WRITTEN EXERCISE:
Reproduce all the lines below exactly and omit the images.

SUPPLIED MATERIAL:
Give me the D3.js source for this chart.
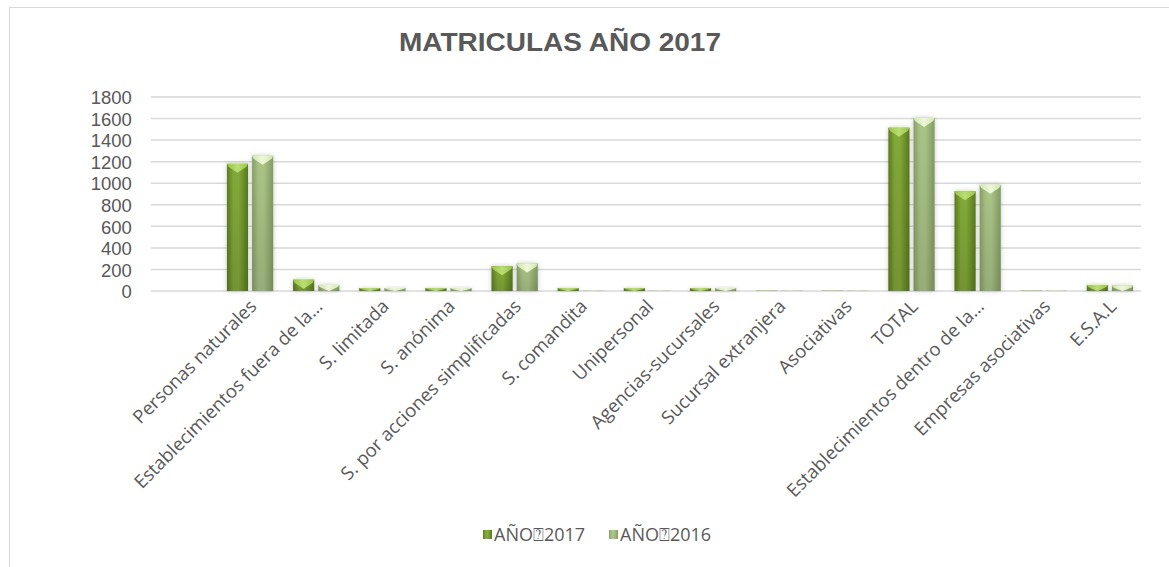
<!DOCTYPE html>
<html>
<head>
<meta charset="utf-8">
<script src="https://cdn.jsdelivr.net/npm/d3@7"></script>
<style>
  html, body { margin: 0; padding: 0; background: #fff; }
  svg { display: block; }
</style>
</head>
<body>
<script>
const categories = ["Personas naturales", "Establecimientos fuera de la…", "S. limitada", "S. anónima",
  "S. por acciones simplificadas", "S. comandita", "Unipersonal", "Agencias-sucursales",
  "Sucursal extranjera", "Asociativas", "TOTAL", "Establecimientos dentro de la…",
  "Empresas asociativas", "E.S.A.L"];
const values2017 = [1180, 105, 28, 28, 230, 28, 28, 28, 3, 3, 1515, 925, 3, 55];
const values2016 = [1255, 55, 28, 28, 255, 3, 3, 28, 3, 3, 1605, 985, 3, 50];
const seriesNames = ["AÑO\u23702017", "AÑO\u23702016"];
const yTicks = [0, 200, 400, 600, 800, 1000, 1200, 1400, 1600, 1800];
const titleText = "MATRICULAS AÑO 2017";

const W = 1169, H = 567;
const svg = d3.select("body").append("svg").attr("width", W).attr("height", H);
const defs = svg.append("defs");

function hGrad(id, stops) {
  const g = defs.append("linearGradient").attr("id", id).attr("x1", "0").attr("x2", "1").attr("y1", "0").attr("y2", "0");
  stops.forEach(s => g.append("stop").attr("offset", s[0]).attr("stop-color", s[1]));
}
hGrad("g2017", [["0%", "#5b7c1f"], ["30%", "#82a838"], ["55%", "#84aa3a"], ["100%", "#587a1d"]]);
hGrad("g2016", [["0%", "#87a066"], ["30%", "#a9c386"], ["55%", "#abc588"], ["100%", "#839c63"]]);
hGrad("b2017", [["0%", "#9cc24f"], ["50%", "#b9de72"], ["100%", "#9cc24f"]]);
hGrad("b2016", [["0%", "#d3e5b2"], ["50%", "#eef7da"], ["100%", "#d3e5b2"]]);
const vs = defs.append("linearGradient").attr("id", "vshade").attr("x1", "0").attr("x2", "0").attr("y1", "0").attr("y2", "1");
vs.append("stop").attr("offset", "0%").attr("stop-color", "#000").attr("stop-opacity", 0);
vs.append("stop").attr("offset", "100%").attr("stop-color", "#000").attr("stop-opacity", 0.12);
const f = defs.append("filter").attr("id", "shadow").attr("x", "-50%").attr("y", "-50%").attr("width", "200%").attr("height", "200%");
f.append("feDropShadow").attr("dx", 0).attr("dy", 0).attr("stdDeviation", 2.5).attr("flood-color", "#000").attr("flood-opacity", 0.22);

// chart border
svg.append("rect").attr("x", 9.5).attr("y", 7.5).attr("width", 1300).attr("height", 700)
  .attr("fill", "none").attr("stroke", "#d9d9d9").attr("stroke-width", 1);

// title
svg.append("text").attr("x", 560).attr("y", 51).attr("text-anchor", "middle")
  .attr("font-family", "Liberation Sans, Arial, sans-serif").attr("font-weight", "bold")
  .attr("font-size", 26).attr("fill", "#595959")
  .attr("textLength", 322).attr("lengthAdjust", "spacingAndGlyphs").text(titleText);

const x = d3.scaleBand().domain(categories).range([217, 1143]).paddingInner(0.3).paddingOuter(0.15);
const xs = d3.scaleBand().domain([0, 1]).range([0, x.bandwidth()]).paddingInner(0.16);
const y = d3.scaleLinear().domain([0, 1800]).range([291, 97]);
const gridX0 = x.range()[0] - x.step();
const gridX1 = x.range()[1] - 2;

// gridlines
svg.append("g").selectAll("line").data(yTicks).join("line")
  .attr("x1", gridX0).attr("x2", gridX1)
  .attr("y1", d => y(d)).attr("y2", d => y(d))
  .attr("stroke", "#d9d9d9").attr("stroke-width", 1.5);

// y axis labels via d3 axis
const yAxis = svg.append("g").attr("transform", `translate(${gridX0 - 19},0)`)
  .call(d3.axisLeft(y).tickValues(yTicks).tickFormat(d3.format("d")).tickSize(0).tickPadding(0));
yAxis.select(".domain").remove();
yAxis.selectAll("text").attr("font-family", "Liberation Sans, Arial, sans-serif").attr("font-size", 18.5)
  .attr("fill", "#595959").attr("x", 0).attr("dy", "0.36em");

// bars
const series = [values2017, values2016];
const fills = ["url(#g2017)", "url(#g2016)"];
const bevels = ["url(#b2017)", "url(#b2016)"];
series.forEach((vals, si) => {
  const g = svg.append("g");
  const bars = g.selectAll("g.bar").data(vals.map((v, i) => ({ v, c: categories[i] }))).join("g").attr("class", "bar");
  bars.each(function(d) {
    const bx = x(d.c) + xs(si), bw = xs.bandwidth();
    const top = y(d.v), h = y(0) - top;
    const grp = d3.select(this);
    grp.append("rect").attr("x", bx).attr("y", top).attr("width", bw).attr("height", h)
      .attr("fill", fills[si]).attr("filter", "url(#shadow)");
    grp.append("rect").attr("x", bx).attr("y", top).attr("width", bw).attr("height", h)
      .attr("fill", "url(#vshade)");
    const depth = Math.min(9, h);
    const k = depth / 9;
    const pts = [[bx, top], [bx + bw, top], [bx + bw - 1.5, top + 3 * k], [bx + bw / 2, top + 9 * k], [bx + 1.5, top + 3 * k]];
    grp.append("polygon").attr("points", pts.map(p => p.join(",")).join(" ")).attr("fill", bevels[si]);
  });
});

// category labels
const xAxis = svg.append("g").attr("transform", `translate(0,${y(0)})`)
  .call(d3.axisBottom(x).tickSize(0).tickPadding(0));
xAxis.select(".domain").remove();
xAxis.selectAll(".tick text")
  .attr("font-family", "Open Sans, sans-serif").attr("font-size", 18.5).attr("fill", "#595959")
  .attr("text-anchor", "end")
  .attr("transform", "translate(3,12) rotate(-45)")
  .attr("x", 0).attr("y", 0).attr("dy", "0.35em");

// legend
const legend = svg.append("g").attr("transform", "translate(0,535)");
const legX = [483, 609];
const legFill = ["url(#g2017)", "url(#g2016)"];
seriesNames.forEach((n, i) => {
  legend.append("rect").attr("x", legX[i]).attr("y", -5).attr("width", 9).attr("height", 9).attr("fill", legFill[i]);
  legend.append("text").attr("x", legX[i] + 11).attr("y", 0).attr("dy", "0.35em")
    .attr("font-family", "Open Sans, sans-serif").attr("font-size", 18).attr("fill", "#595959").text(n);
});
</script>
</body>
</html>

TASK RESPONSE:
Give me the D3.js source for this chart.
<!DOCTYPE html>
<html>
<head>
<meta charset="utf-8">
<script src="https://cdn.jsdelivr.net/npm/d3@7"></script>
<style>
  html, body { margin: 0; padding: 0; background: #fff; }
  svg { display: block; }
</style>
</head>
<body>
<script>
const categories = ["Personas naturales", "Establecimientos fuera de la…", "S. limitada", "S. anónima",
  "S. por acciones simplificadas", "S. comandita", "Unipersonal", "Agencias-sucursales",
  "Sucursal extranjera", "Asociativas", "TOTAL", "Establecimientos dentro de la…",
  "Empresas asociativas", "E.S.A.L"];
const values2017 = [1180, 105, 28, 28, 230, 28, 28, 28, 3, 3, 1515, 925, 3, 55];
const values2016 = [1255, 55, 28, 28, 255, 3, 3, 28, 3, 3, 1605, 985, 3, 50];
const seriesNames = ["AÑO\u23702017", "AÑO\u23702016"];
const yTicks = [0, 200, 400, 600, 800, 1000, 1200, 1400, 1600, 1800];
const titleText = "MATRICULAS AÑO 2017";

const W = 1169, H = 567;
const svg = d3.select("body").append("svg").attr("width", W).attr("height", H);
const defs = svg.append("defs");

function hGrad(id, stops) {
  const g = defs.append("linearGradient").attr("id", id).attr("x1", "0").attr("x2", "1").attr("y1", "0").attr("y2", "0");
  stops.forEach(s => g.append("stop").attr("offset", s[0]).attr("stop-color", s[1]));
}
hGrad("g2017", [["0%", "#5b7c1f"], ["30%", "#82a838"], ["55%", "#84aa3a"], ["100%", "#587a1d"]]);
hGrad("g2016", [["0%", "#87a066"], ["30%", "#a9c386"], ["55%", "#abc588"], ["100%", "#839c63"]]);
hGrad("b2017", [["0%", "#9cc24f"], ["50%", "#b9de72"], ["100%", "#9cc24f"]]);
hGrad("b2016", [["0%", "#d3e5b2"], ["50%", "#eef7da"], ["100%", "#d3e5b2"]]);
const vs = defs.append("linearGradient").attr("id", "vshade").attr("x1", "0").attr("x2", "0").attr("y1", "0").attr("y2", "1");
vs.append("stop").attr("offset", "0%").attr("stop-color", "#000").attr("stop-opacity", 0);
vs.append("stop").attr("offset", "100%").attr("stop-color", "#000").attr("stop-opacity", 0.12);
const f = defs.append("filter").attr("id", "shadow").attr("x", "-50%").attr("y", "-50%").attr("width", "200%").attr("height", "200%");
f.append("feDropShadow").attr("dx", 0).attr("dy", 0).attr("stdDeviation", 2.5).attr("flood-color", "#000").attr("flood-opacity", 0.22);

// chart border
svg.append("rect").attr("x", 9.5).attr("y", 7.5).attr("width", 1300).attr("height", 700)
  .attr("fill", "none").attr("stroke", "#d9d9d9").attr("stroke-width", 1);

// title
svg.append("text").attr("x", 560).attr("y", 51).attr("text-anchor", "middle")
  .attr("font-family", "Liberation Sans, Arial, sans-serif").attr("font-weight", "bold")
  .attr("font-size", 26).attr("fill", "#595959")
  .attr("textLength", 322).attr("lengthAdjust", "spacingAndGlyphs").text(titleText);

const x = d3.scaleBand().domain(categories).range([217, 1143]).paddingInner(0.3).paddingOuter(0.15);
const xs = d3.scaleBand().domain([0, 1]).range([0, x.bandwidth()]).paddingInner(0.16);
const y = d3.scaleLinear().domain([0, 1800]).range([291, 97]);
const gridX0 = x.range()[0] - x.step();
const gridX1 = x.range()[1] - 2;

// gridlines
svg.append("g").selectAll("line").data(yTicks).join("line")
  .attr("x1", gridX0).attr("x2", gridX1)
  .attr("y1", d => y(d)).attr("y2", d => y(d))
  .attr("stroke", "#d9d9d9").attr("stroke-width", 1.5);

// y axis labels via d3 axis
const yAxis = svg.append("g").attr("transform", `translate(${gridX0 - 19},0)`)
  .call(d3.axisLeft(y).tickValues(yTicks).tickFormat(d3.format("d")).tickSize(0).tickPadding(0));
yAxis.select(".domain").remove();
yAxis.selectAll("text").attr("font-family", "Liberation Sans, Arial, sans-serif").attr("font-size", 18.5)
  .attr("fill", "#595959").attr("x", 0).attr("dy", "0.36em");

// bars
const series = [values2017, values2016];
const fills = ["url(#g2017)", "url(#g2016)"];
const bevels = ["url(#b2017)", "url(#b2016)"];
series.forEach((vals, si) => {
  const g = svg.append("g");
  const bars = g.selectAll("g.bar").data(vals.map((v, i) => ({ v, c: categories[i] }))).join("g").attr("class", "bar");
  bars.each(function(d) {
    const bx = x(d.c) + xs(si), bw = xs.bandwidth();
    const top = y(d.v), h = y(0) - top;
    const grp = d3.select(this);
    grp.append("rect").attr("x", bx).attr("y", top).attr("width", bw).attr("height", h)
      .attr("fill", fills[si]).attr("filter", "url(#shadow)");
    grp.append("rect").attr("x", bx).attr("y", top).attr("width", bw).attr("height", h)
      .attr("fill", "url(#vshade)");
    const depth = Math.min(9, h);
    const k = depth / 9;
    const pts = [[bx, top], [bx + bw, top], [bx + bw - 1.5, top + 3 * k], [bx + bw / 2, top + 9 * k], [bx + 1.5, top + 3 * k]];
    grp.append("polygon").attr("points", pts.map(p => p.join(",")).join(" ")).attr("fill", bevels[si]);
  });
});

// category labels
const xAxis = svg.append("g").attr("transform", `translate(0,${y(0)})`)
  .call(d3.axisBottom(x).tickSize(0).tickPadding(0));
xAxis.select(".domain").remove();
xAxis.selectAll(".tick text")
  .attr("font-family", "Open Sans, sans-serif").attr("font-size", 18.5).attr("fill", "#595959")
  .attr("text-anchor", "end")
  .attr("transform", "translate(3,12) rotate(-45)")
  .attr("x", 0).attr("y", 0).attr("dy", "0.35em");

// legend
const legend = svg.append("g").attr("transform", "translate(0,535)");
const legX = [483, 609];
const legFill = ["url(#g2017)", "url(#g2016)"];
seriesNames.forEach((n, i) => {
  legend.append("rect").attr("x", legX[i]).attr("y", -5).attr("width", 9).attr("height", 9).attr("fill", legFill[i]);
  legend.append("text").attr("x", legX[i] + 11).attr("y", 0).attr("dy", "0.35em")
    .attr("font-family", "Open Sans, sans-serif").attr("font-size", 18).attr("fill", "#595959").text(n);
});
</script>
</body>
</html>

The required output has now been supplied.